*Directive*
Take the lines from the head of the listing through the one bearing "Chart.register(...registerables);" and copy them exactly, leaving every picture out.

- - - -

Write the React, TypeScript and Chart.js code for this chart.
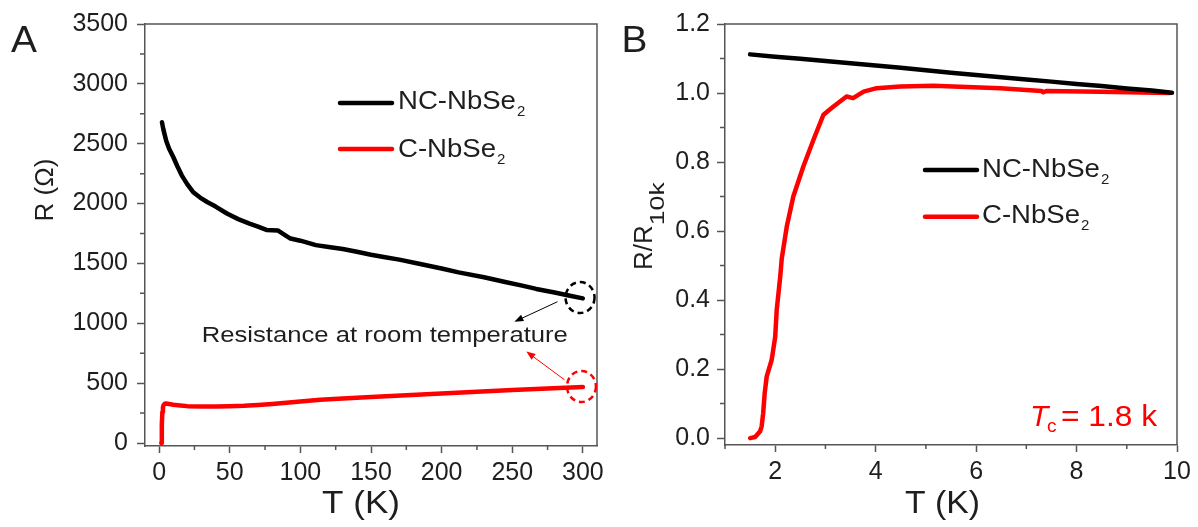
import React, { useEffect, useRef } from "react";
import { Chart, registerables } from "chart.js";

Chart.register(...registerables);

const FONT = '"Liberation Sans", Arial, sans-serif';
const AXIS = "#555555";
const INK = "#1e1e1e";
const BLACK = "#000000";
const RED = "#ff0000";

// ---------- Panel A : R (Ω) vs T (K) ----------
const tA_NC = [2, 3, 5, 7, 10, 13, 16, 20, 24, 29, 34, 40, 48, 56, 64, 70, 76, 80, 84, 88, 93, 100, 111, 120, 130, 140, 150, 160, 170, 184, 200, 212, 230, 245, 257, 267, 280, 290, 300];
const rA_NC = [2680, 2620, 2525, 2460, 2389, 2310, 2236, 2160, 2097, 2050, 2013, 1975, 1917, 1870, 1833, 1808, 1780, 1778, 1776, 1745, 1708, 1690, 1653, 1638, 1620, 1598, 1573, 1552, 1532, 1497, 1458, 1425, 1385, 1345, 1315, 1287, 1257, 1232, 1208];
const tA_C = [1.5, 1.8, 2.0, 2.3, 2.7, 3.2, 4, 5, 7, 10, 15, 20, 30, 40, 50, 60, 70, 80, 90, 100, 114, 130, 150, 175, 200, 225, 250, 275, 300];
const rA_C = [0, 20, 150, 260, 300, 318, 328, 330, 326, 320, 314, 308, 305, 305, 307, 311, 318, 326, 336, 347, 361, 372, 384, 398, 414, 428, 442, 455, 467];
const xTicksA = [0, 50, 100, 150, 200, 250, 300];
const xMinorA = [25, 75, 125, 175, 225, 275];
const yTicksA = [0, 500, 1000, 1500, 2000, 2500, 3000, 3500];
const yMinorA = [250, 750, 1250, 1750, 2250, 2750, 3250];
const xRangeA = [-10, 310];
const yRangeA = [-25, 3500];
// annotation anchors (data units)
const circlesA = [
  { t: 298, r: 1215, color: BLACK },
  { t: 299, r: 472, color: RED },
];
const arrowsA = [
  { t1: 282, r1: 1180, t2: 251.5, r2: 1013, color: BLACK },
  { t1: 287, r1: 528, t2: 260, r2: 764, color: RED },
];
const noteA = { t: 30.2, r: 847, text: "Resistance at room temperature" };

// ---------- Panel B : R/R10k vs T (K) ----------
const tB_NC = [1.5, 2, 2.5, 3, 3.5, 4, 4.5, 5, 5.5, 6, 6.5, 7, 7.5, 8, 8.5, 9, 9.5, 9.9];
const rB_NC = [1.112, 1.105, 1.099, 1.093, 1.086, 1.08, 1.073, 1.066, 1.059, 1.052, 1.046, 1.039, 1.033, 1.026, 1.02, 1.013, 1.007, 1.001];
const tB_C = [1.5, 1.6, 1.7, 1.73, 1.76, 1.79, 1.83, 1.93, 2.0, 2.03, 2.1, 2.13, 2.23, 2.36, 2.56, 2.76, 2.96, 3.16, 3.42, 3.55, 3.76, 4.02, 4.49, 5.15, 6.48, 7.3, 7.34, 7.4, 8.47, 9.86];
const rB_C = [0.0, 0.003, 0.02, 0.034, 0.072, 0.13, 0.178, 0.227, 0.294, 0.372, 0.468, 0.52, 0.613, 0.7, 0.787, 0.864, 0.937, 0.961, 0.99, 0.985, 1.004, 1.014, 1.019, 1.021, 1.014, 1.006, 1.002, 1.006, 1.004, 1.0];
const xTicksB = [2, 4, 6, 8, 10];
const xMinorB = [1, 3, 5, 7, 9];
const yTicksB = [0, 0.2, 0.4, 0.6, 0.8, 1.0, 1.2];
const yMinorB = [0.1, 0.3, 0.5, 0.7, 0.9, 1.1];
const xRangeB = [1, 10];
const yRangeB = [-0.02, 1.2];

const seriesLabels = ["NC-NbSe", "C-NbSe"];
const seriesSub = "2";

function drawText(ctx: CanvasRenderingContext2D, s: string, x: number, y: number, font: string, color: string, sx = 1, align: CanvasTextAlign = "left") {
  ctx.save();
  ctx.font = font;
  ctx.fillStyle = color;
  ctx.textAlign = align;
  ctx.textBaseline = "alphabetic";
  ctx.translate(x, y);
  ctx.scale(sx, 1);
  ctx.fillText(s, 0, 0);
  const w = ctx.measureText(s).width * sx;
  ctx.restore();
  return w;
}

function fitText(ctx: CanvasRenderingContext2D, s: string, x: number, y: number, font: string, color: string, width: number) {
  ctx.save();
  ctx.font = font;
  const nat = ctx.measureText(s).width;
  ctx.restore();
  return drawText(ctx, s, x, y, font, color, width / nat);
}

function drawFrame(chart: any, xMinor: number[], yMinor: number[]) {
  const { ctx, chartArea, scales } = chart;
  ctx.save();
  ctx.strokeStyle = AXIS;
  ctx.lineWidth = 1.5;
  ctx.beginPath();
  for (const v of xMinor) {
    const px = scales.x.getPixelForValue(v);
    ctx.moveTo(px, chartArea.bottom);
    ctx.lineTo(px, chartArea.bottom + 4);
  }
  for (const v of yMinor) {
    const py = scales.y.getPixelForValue(v);
    ctx.moveTo(chartArea.left, py);
    ctx.lineTo(chartArea.left - 5, py);
  }
  ctx.stroke();
  ctx.beginPath();
  ctx.moveTo(chartArea.left, chartArea.top);
  ctx.lineTo(chartArea.right, chartArea.top);
  ctx.lineTo(chartArea.right, chartArea.bottom);
  ctx.stroke();
  ctx.restore();
}

function legendItem(ctx: CanvasRenderingContext2D, x1: number, x2: number, ly: number, tx: number, base: number, color: string, label: string) {
  ctx.save();
  ctx.strokeStyle = color;
  ctx.lineWidth = 4.5;
  ctx.lineCap = "round";
  ctx.beginPath();
  ctx.moveTo(x1, ly);
  ctx.lineTo(x2, ly);
  ctx.stroke();
  ctx.restore();
  const w = drawText(ctx, label, tx, base, `26px ${FONT}`, INK, 1.06);
  drawText(ctx, seriesSub, tx + w + 1, base + 7, `15px ${FONT}`, INK);
}

function arrow(ctx: CanvasRenderingContext2D, x1: number, y1: number, x2: number, y2: number, color: string) {
  const a = Math.atan2(y2 - y1, x2 - x1);
  const L = 9, H = 3.5;
  ctx.save();
  ctx.strokeStyle = color;
  ctx.fillStyle = color;
  ctx.lineWidth = 1;
  ctx.beginPath();
  ctx.moveTo(x1, y1);
  ctx.lineTo(x2 - Math.cos(a) * L * 0.8, y2 - Math.sin(a) * L * 0.8);
  ctx.stroke();
  ctx.beginPath();
  ctx.moveTo(x2, y2);
  ctx.lineTo(x2 - Math.cos(a) * L + Math.sin(a) * H, y2 - Math.sin(a) * L - Math.cos(a) * H);
  ctx.lineTo(x2 - Math.cos(a) * L - Math.sin(a) * H, y2 - Math.sin(a) * L + Math.cos(a) * H);
  ctx.closePath();
  ctx.fill();
  ctx.restore();
}

const plotA = {
  id: "decorA",
  afterDraw(chart: any) {
    const { ctx, scales } = chart;
    drawFrame(chart, xMinorA, yMinorA);
    drawText(ctx, "A", 11, 51.7, `37px ${FONT}`, INK, 1.05);
    ctx.save();
    ctx.translate(53, 190);
    ctx.rotate(-Math.PI / 2);
    ctx.font = `26px ${FONT}`;
    ctx.fillStyle = INK;
    ctx.textAlign = "center";
    ctx.fillText("R (Ω)", 0, 0);
    ctx.restore();
    fitText(ctx, "T (K)", 322, 513, `32px ${FONT}`, INK, 78);
    legendItem(ctx, 340, 392, 103, 398, 109.3, BLACK, seriesLabels[0]);
    legendItem(ctx, 340, 392, 149, 398, 156.7, RED, seriesLabels[1]);
    const nx = scales.x.getPixelForValue(noteA.t);
    const ny = scales.y.getPixelForValue(noteA.r);
    fitText(ctx, noteA.text, nx, ny, `22px ${FONT}`, INK, 366);
    for (const a of arrowsA) {
      arrow(ctx, scales.x.getPixelForValue(a.t1), scales.y.getPixelForValue(a.r1), scales.x.getPixelForValue(a.t2), scales.y.getPixelForValue(a.r2), a.color);
    }
    for (const c of circlesA) {
      const cx = scales.x.getPixelForValue(c.t);
      const cy = scales.y.getPixelForValue(c.r);
      ctx.save();
      ctx.strokeStyle = c.color;
      ctx.lineWidth = 2.5;
      ctx.setLineDash([6, 4]);
      ctx.beginPath();
      ctx.ellipse(cx, cy, 14.5, 15.5, 0, 0, Math.PI * 2);
      ctx.stroke();
      ctx.restore();
    }
  },
};

const OXB = 600;
const plotB = {
  id: "decorB",
  afterDraw(chart: any) {
    const { ctx } = chart;
    drawFrame(chart, xMinorB, yMinorB);
    drawText(ctx, "B", 621.5 - OXB, 51.7, `37px ${FONT}`, INK, 1.05);
    ctx.save();
    ctx.translate(652 - OXB, 270);
    ctx.rotate(-Math.PI / 2);
    ctx.font = `26px ${FONT}`;
    ctx.fillStyle = INK;
    ctx.textAlign = "left";
    ctx.fillText("R/R", 0, 0);
    const w = ctx.measureText("R/R").width;
    ctx.font = `20px ${FONT}`;
    const nat = ctx.measureText("10k").width;
    ctx.translate(w, 11.5);
    ctx.scale(43 / nat, 1);
    ctx.fillText("10k", 0, 0);
    ctx.restore();
    fitText(ctx, "T (K)", 905 - OXB, 513, `32px ${FONT}`, INK, 75);
    legendItem(ctx, 925 - OXB, 977 - OXB, 170, 982 - OXB, 176.7, BLACK, seriesLabels[0]);
    legendItem(ctx, 925 - OXB, 977 - OXB, 216.7, 982 - OXB, 223, RED, seriesLabels[1]);
    drawText(ctx, "T", 1030 - OXB, 425.7, `italic 30px ${FONT}`, RED);
    drawText(ctx, "c", 1047 - OXB, 432, `19px ${FONT}`, RED);
    fitText(ctx, "= 1.8 k", 1061 - OXB, 425.7, `30px ${FONT}`, RED, 96);
  },
};

function toXY(xs: number[], ys: number[]) {
  return xs.map((x, i) => ({ x, y: ys[i] }));
}

function makeConfig(opts: any) {
  return {
    type: "scatter" as const,
    data: {
      datasets: [
        { label: "NC-NbSe2", data: opts.nc, showLine: true, borderColor: BLACK, backgroundColor: BLACK, borderWidth: 4.5, pointRadius: 0, tension: 0, borderJoinStyle: "round", borderCapStyle: "round" },
        { label: "C-NbSe2", data: opts.c, showLine: true, borderColor: RED, backgroundColor: RED, borderWidth: 4.5, pointRadius: 0, tension: 0, borderJoinStyle: "round", borderCapStyle: "round" },
      ],
    },
    options: {
      responsive: false,
      animation: false,
      devicePixelRatio: 1,
      layout: { padding: opts.pad },
      plugins: { legend: { display: false }, tooltip: { enabled: false }, title: { display: false } },
      scales: {
        x: {
          type: "linear",
          min: opts.xr[0],
          max: opts.xr[1],
          afterBuildTicks: (s: any) => { s.ticks = opts.xt.map((v: number) => ({ value: v })); },
          afterFit: (s: any) => { s.height = opts.xH; },
          ticks: { font: { family: FONT, size: 25 }, color: INK, padding: 5, maxRotation: 0, autoSkip: false, callback: (v: any) => String(v) },
          grid: { drawOnChartArea: false, drawTicks: true, tickLength: 7, tickColor: AXIS, tickWidth: 1.5 },
          border: { display: true, color: AXIS, width: 1.5 },
        },
        y: {
          type: "linear",
          min: opts.yr[0],
          max: opts.yr[1],
          afterBuildTicks: (s: any) => { s.ticks = opts.yt.map((v: number) => ({ value: v })); },
          afterFit: (s: any) => { s.width = opts.yW; },
          ticks: { font: { family: FONT, size: 25 }, color: INK, padding: opts.yPad, autoSkip: false, callback: (v: any) => opts.yFmt(Number(v)) },
          grid: { drawOnChartArea: false, drawTicks: true, tickLength: 8, tickColor: AXIS, tickWidth: 1.5 },
          border: { display: true, color: AXIS, width: 1.5 },
        },
      },
    },
    plugins: [opts.plugin],
  };
}

export default function App() {
  const refA = useRef<HTMLCanvasElement | null>(null);
  const refB = useRef<HTMLCanvasElement | null>(null);

  useEffect(() => {
    const cA = new Chart(refA.current as HTMLCanvasElement, makeConfig({
      nc: toXY(tA_NC, rA_NC),
      c: toXY(tA_C, rA_C),
      xr: xRangeA,
      yr: yRangeA,
      xt: xTicksA,
      yt: yTicksA,
      yFmt: (v: number) => String(v),
      yW: 145,
      xH: 81,
      pad: { left: 0, top: 23.5, right: 23, bottom: 0 },
      yPad: 9,
      plugin: plotA,
    }) as any);
    const cB = new Chart(refB.current as HTMLCanvasElement, makeConfig({
      nc: toXY(tB_NC, rB_NC),
      c: toXY(tB_C, rB_C),
      xr: xRangeB,
      yr: yRangeB,
      xt: xTicksB,
      yt: yTicksB,
      yFmt: (v: number) => v.toFixed(1),
      yW: 125,
      xH: 82,
      pad: { left: 0, top: 24, right: 21, bottom: 0 },
      yPad: 7,
      plugin: plotB,
    }) as any);
    return () => {
      cA.destroy();
      cB.destroy();
    };
  }, []);

  return (
    <div style={{ position: "absolute", left: 0, top: 0, width: 1198, height: 527, background: "#fff", overflow: "hidden" }}>
      <canvas ref={refA} width={620} height={527} style={{ position: "absolute", left: 0, top: 0, width: 620, height: 527 }} />
      <canvas ref={refB} width={598} height={527} style={{ position: "absolute", left: 600, top: 0, width: 598, height: 527 }} />
    </div>
  );
}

- - - -

*Full solution*
Write the React, TypeScript and Chart.js code for this chart.
import React, { useEffect, useRef } from "react";
import { Chart, registerables } from "chart.js";

Chart.register(...registerables);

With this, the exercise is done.